NIGHTSTAND
Books we recommend
An Out of Print Book We Love…
Out of print books are recyclable and inexpensive. If you don’t mind reading on a screen, they can even be downloaded for free. No virtual strings attached.
SENTIMENTIAL EDUCATION by Gustave Flaubert
Wordsworth Classics of World Literature, (2003)
Madame Bovary is his most famous novel. Perhaps equally famous is Flaubert’s pronouncement Madame Bovary c’est moi. But it was his next novel Sentimental Education, published thirteen years later in 1869, that was even more “moi” than Madame Bovary, because the protagonist Frédéric Moreau was largely based on Flaubert himself.
Flaubert fell in love, a forever kind of love, with the married Elise Schlesinger whom he first met when he was fourteen. She was his ideal and no other woman ever lived up to her, perhaps the reason he never married. Flaubert’s love formed the trajectory of his life – much the same as his fictional alter ego. Like Flaubert, Frédéric is not particularly ambitious, comes from a wealthy family, is a lackadaisical law student, and after falling in love with an older married woman, proceeds to befriend her husband in order to be near her. Will this be another Madame Bovary – an intrigue of bourgeois adultery – will Frédéric’s beloved Madame Arnoux succumb to his ardor?
Frédéric ponders and plots, and in just one example of Flaubert-writing that makes one smile, he remarks about depression that, “It was all very well while one was young, but later on, it’s just a waste of time.” And then… and then… follows one of the most astonishingly written novels I’ve ever read. In a final encounter between Frédéric and Madame Arnoux, their time together is something unforgettable, with writing so exquisite and true it brought tears to this reviewer’s eyes.

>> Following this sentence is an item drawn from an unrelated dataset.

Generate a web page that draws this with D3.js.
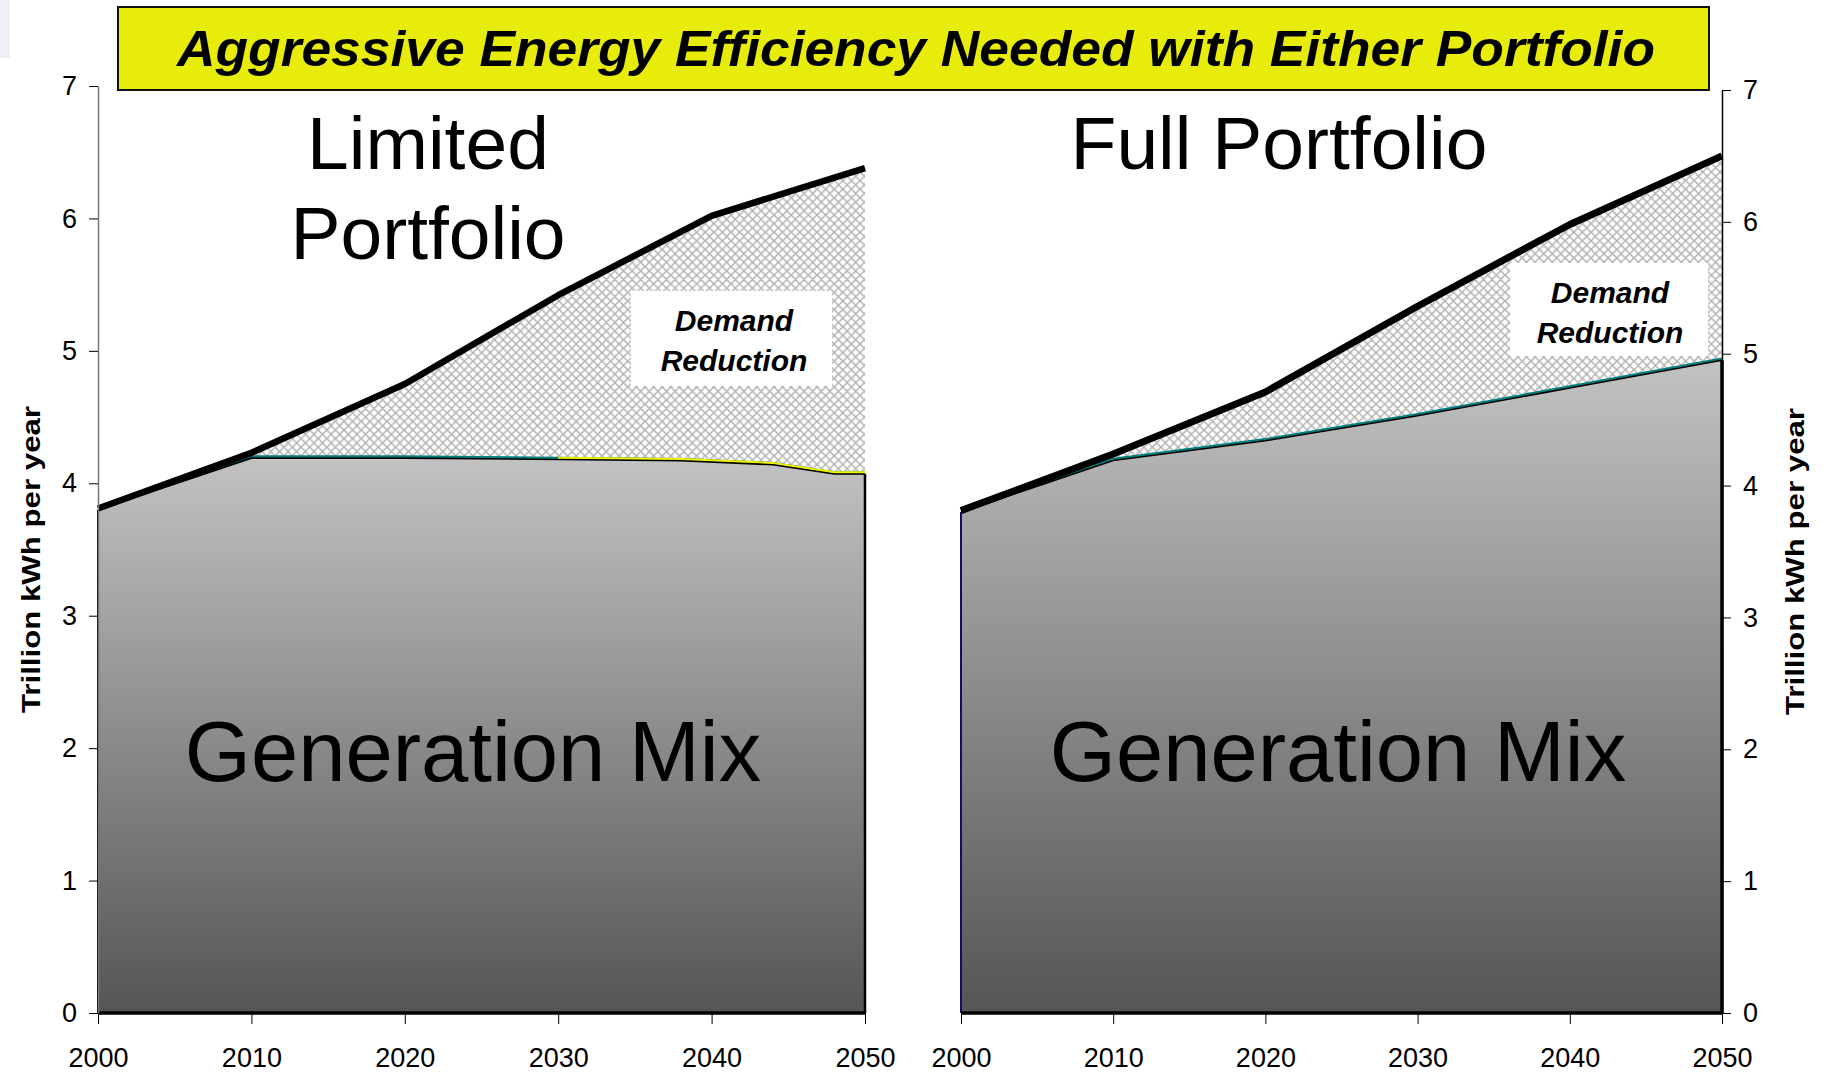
<!DOCTYPE html>
<html><head><meta charset="utf-8">
<script src="https://cdn.jsdelivr.net/npm/d3@7"></script>
<style>body{margin:0;background:#fff}svg{display:block}</style>
</head><body>
<script>
// ---- data ----
const title = "Aggressive Energy Efficiency Needed with Either Portfolio";
const yTicks = [0,1,2,3,4,5,6,7];
const xTicks = [2000,2010,2020,2030,2040,2050];
const years = [2000,2010,2020,2030,2040,2050];
const limitedDemand = [3.81,4.23,4.75,5.42,6.02,6.38];
const limitedMixYears = [2000,2010,2020,2030,2038,2044,2048,2050];
const limitedMix = [3.80,4.19,4.19,4.18,4.17,4.14,4.07,4.07];
const fullDemand = [3.81,4.24,4.71,5.36,5.98,6.50];
const fullMixYears = [2000,2010,2020,2030,2040,2050];
const fullMix = [3.80,4.19,4.34,4.53,4.74,4.95];
const yLabel = "Trillion kWh per year";

const W=1828,H=1074;
const svg=d3.select("body").append("svg").attr("width",W).attr("height",H)
  .style("font-family","'Liberation Sans',Arial,sans-serif");
const defs=svg.append("defs");
const P=8.6;
const pat=defs.append("pattern").attr("id","hatch").attr("patternUnits","userSpaceOnUse")
  .attr("width",P).attr("height",P);
pat.append("rect").attr("width",P).attr("height",P).attr("fill","#fff");
pat.append("path").attr("d",`M0,0L${P},${P}M${P},0L0,${P}M-1,${P-1}L1,${P+1}M${P-1},-1L${P+1},1M-1,1L1,-1M${P-1},${P+1}L${P+1},${P-1}`)
  .attr("stroke","#b2b2b2").attr("stroke-width",1.5);
const grad=defs.append("linearGradient").attr("id","gmix").attr("x1",0).attr("y1",0).attr("x2",0).attr("y2",1);
grad.append("stop").attr("offset","0%").attr("stop-color","#c2c2c2");
grad.append("stop").attr("offset","100%").attr("stop-color","#555555");

// faint slide artifact top-left
svg.append("rect").attr("x",0).attr("y",0).attr("width",10).attr("height",58).attr("fill","#eef0f6");

// title box
svg.append("rect").attr("x",118).attr("y",7).attr("width",1591).attr("height",83)
  .attr("fill","#e8ec0b").attr("stroke","#111").attr("stroke-width",2);
svg.append("text").attr("x",916).attr("y",66).attr("text-anchor","middle")
  .attr("font-size",50).attr("font-weight","bold").attr("font-style","italic")
  .attr("textLength",1478).attr("lengthAdjust","spacingAndGlyphs").text(title);

function panel(opt){
  const x=d3.scaleLinear().domain([2000,2050]).range(opt.xr);
  const y=d3.scaleLinear().domain([0,7]).range(opt.yr);
  const g=svg.append("g");
  const dem=opt.years.map((d,i)=>[d,opt.demand[i]]);
  const mix=opt.mixYears.map((d,i)=>[d,opt.mix[i]]);
  // hatched demand reduction
  g.append("path").datum(dem).attr("fill","url(#hatch)")
    .attr("d",d3.area().x(d=>x(d[0])).y0(y(0)).y1(d=>y(d[1])));
  // label box
  g.append("rect").attr("x",opt.box[0]).attr("y",opt.box[1]).attr("width",opt.box[2]).attr("height",opt.box[3]).attr("fill","#fff");
  const tb=g.append("text").attr("text-anchor","middle").attr("font-size",30)
    .attr("font-weight","bold").attr("font-style","italic");
  tb.append("tspan").attr("x",opt.boxText[0]).attr("y",opt.boxText[1]).text("Demand");
  tb.append("tspan").attr("x",opt.boxText[0]).attr("y",opt.boxText[1]+40).text("Reduction");
  // generation mix area
  g.append("path").datum(mix).attr("fill","url(#gmix)")
    .attr("d",d3.area().x(d=>x(d[0])).y0(y(0)).y1(d=>y(d[1])));
  const ln=d3.line().x(d=>x(d[0])).y(d=>y(d[1]));
  // colored thin layers on top
  g.append("path").datum(mix).attr("fill","none").attr("stroke","#008080").attr("stroke-width",2.5)
    .attr("transform","translate(0,-1.5)").attr("d",ln);
  if(opt.yellowFrom){
    g.append("path").datum(mix.filter(d=>d[0]>=opt.yellowFrom)).attr("fill","none").attr("stroke","#f2f200").attr("stroke-width",2.5)
      .attr("transform","translate(0,-1.5)").attr("d",ln);
  }
  g.append("path").datum(mix).attr("fill","none").attr("stroke","#000").attr("stroke-width",1.6).attr("d",ln);
  // edges
  const last=mix[mix.length-1];
  g.append("line").attr("x1",x(2050)).attr("x2",x(2050)).attr("y1",y(last[1])).attr("y2",y(0))
    .attr("stroke","#000").attr("stroke-width",opt.rightEdgeW);
  g.append("line").attr("x1",x(2000)).attr("x2",x(2000)).attr("y1",y(mix[0][1])).attr("y2",y(0))
    .attr("stroke",opt.leftEdgeColor).attr("stroke-width",2);
  // total demand line
  g.append("path").datum(dem).attr("fill","none").attr("stroke","#000").attr("stroke-width",opt.demW)
    .attr("stroke-linejoin","round").attr("d",ln);
  // big labels
  g.append("text").attr("x",opt.genX).attr("y",781).attr("text-anchor","middle")
    .attr("font-size",85).text("Generation Mix");
  opt.head.forEach((t,i)=>g.append("text").attr("x",opt.headX).attr("y",169+i*90)
    .attr("text-anchor","middle").attr("font-size",75).text(t));
  // x axis
  const xa=g.append("g").attr("transform",`translate(0,${y(0)})`)
    .call(d3.axisBottom(x).tickValues(xTicks).tickFormat(d3.format("d")).tickSize(11).tickSizeOuter(0));
  xa.select(".domain").remove();
  xa.selectAll("line").attr("stroke","#000");
  xa.selectAll("text").attr("font-size",27).attr("fill","#000").attr("dy",0).attr("y",54)
    .attr("font-family","'Liberation Sans',Arial,sans-serif");
  g.append("line").attr("x1",x(2000)).attr("x2",x(2050)).attr("y1",y(0)).attr("y2",y(0))
    .attr("stroke","#000").attr("stroke-width",3.5);
  // y axis
  const ax=opt.rightAxis?d3.axisRight(y):d3.axisLeft(y);
  const ya=g.append("g").attr("transform",`translate(${opt.rightAxis?x(2050):x(2000)},0)`)
    .call(ax.tickValues(yTicks).tickFormat(d3.format("d")).tickSize(9).tickSizeOuter(0).tickPadding(12));
  ya.select(".domain").attr("stroke",opt.rightAxis?"#000":"#777").attr("stroke-width",1.5);
  ya.selectAll("line").attr("stroke","#000");
  ya.selectAll("text").attr("font-size",27).attr("fill","#000")
    .attr("font-family","'Liberation Sans',Arial,sans-serif");
  // y axis title
  g.append("text").attr("transform",`translate(${opt.titleX},${(y(0)+y(7))/2+10}) rotate(-90)`)
    .attr("text-anchor","middle").attr("font-size",25).attr("font-weight","bold")
    .attr("textLength",307).attr("lengthAdjust","spacingAndGlyphs").text(yLabel);
}

panel({xr:[98,865],yr:[1013,86],years:years,demand:limitedDemand,mixYears:limitedMixYears,mix:limitedMix,
  box:[631,291,201,95],boxText:[734,331],genX:473,headX:428,head:["Limited","Portfolio"],demW:6.5,
  rightEdgeW:2.5,leftEdgeColor:"#000",yellowFrom:2030,rightAxis:false,titleX:40});
panel({xr:[961,1722],yr:[1013,90],years:years,demand:fullDemand,mixYears:fullMixYears,mix:fullMix,
  box:[1510,263,198,93],boxText:[1610,303],genX:1338,headX:1279,head:["Full Portfolio"],demW:7,
  rightEdgeW:3.5,leftEdgeColor:"#101060",yellowFrom:null,rightAxis:true,titleX:1804});
</script>
</body></html>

The goings on of the characters’ lives in the novel are set against a backdrop of turmoil and political unrest during the 1848 Revolution and the Second Empire ruled by Napoleon’s nephew, Napoleon III. (As an aside, Victor Hugo called him Napoleon the Small, and as you might know from French history, things didn’t go all that well for him.) In Sentimental Education the personal and political meet in brilliant counterpoint. Incredibly realistic in detail and modern in plot structure, one might even think the novel was written yesterday.
~ Helen Mitsios
BODY DROP: Notes on Fandom and Pain in Professional Wrestling By Brian Oliu
The University of North Carolina Press, $19 (2021)
Wrestling, or professional wrestling, is not fake. It is choreographed sports entertainment with predetermined outcomes. The athleticism is real. Many injuries are, too. Let’s see you execute – or be on the receiving end – of a frog splash, through a table – and not feel just a little bit sore the next morning. And let’s not dismiss the ongoing soap opera that hangs over wrestling, inside and outside the squared circle. This is why us wrestling-ophiles tune in week in and week out.
Brian Oliu loves wrestling. He loves it so much he decided to write a nearly 200-page ode to it, and the superstars, and their moves, and its storylines, and all the mystery and intrigue that has been associated with wrestling for decades. He takes a philosophical approach about what all this means to him and how he views this quasi-real world, from the allure of the “giants” and “the stylin’, profilin’, limousine riding, jet flying, kiss-stealing, wheelin’ and dealin’ son of a gun” that is Ric Flair, to the horrific murder-suicide of Chris Benoit (a name no longer mentioned in WWE, even in this book) and something as old and simple as ye olde arm bar. Oliu’s take on wrestling is one that may finally get my wife to understand why I watch and to tune in with me.
~ Jason Stahl
WHERE TOMORROWS AREN’T PROMISED: A Memoir of Survival and Hope by Carmelo Anthony
Gallery Books, $18 (2021)
I have two things in common with Carmelo Anthony: we both were born in Brooklyn, New York, and both attended Syracuse University. That’s about it. Despite rooting really, really hard (and attending his first-ever college basketball game for the Orange), I cannot take credit for the lone national collegiate championship Melo brought to Central New York.
But that’s where this book ends. Melo focuses his memoir on his time leading up to fame, the trials and tribulations he went through to steer clear of falling into the wrong crowd or taking the wrong path and any other cliché revolving around inner city kids: he lived in the projects around hustlers and drugs, loved ones were shot, bullets were flying past him en route to and from schools that failed him; he admits to dealing with bouts of depression.
His story of “getting out” and becoming a success is not new. Sadly, though, it’s a story, not many kids in similar situations, regardless of talent – in anything – get to tell. And Melo tells his in a very innocent way with simple, yet clear prose that makes the reader realize he’s among thousands, if not millions, of other kids struggling just to get by. Tomorrows aren’t promised, but they should be.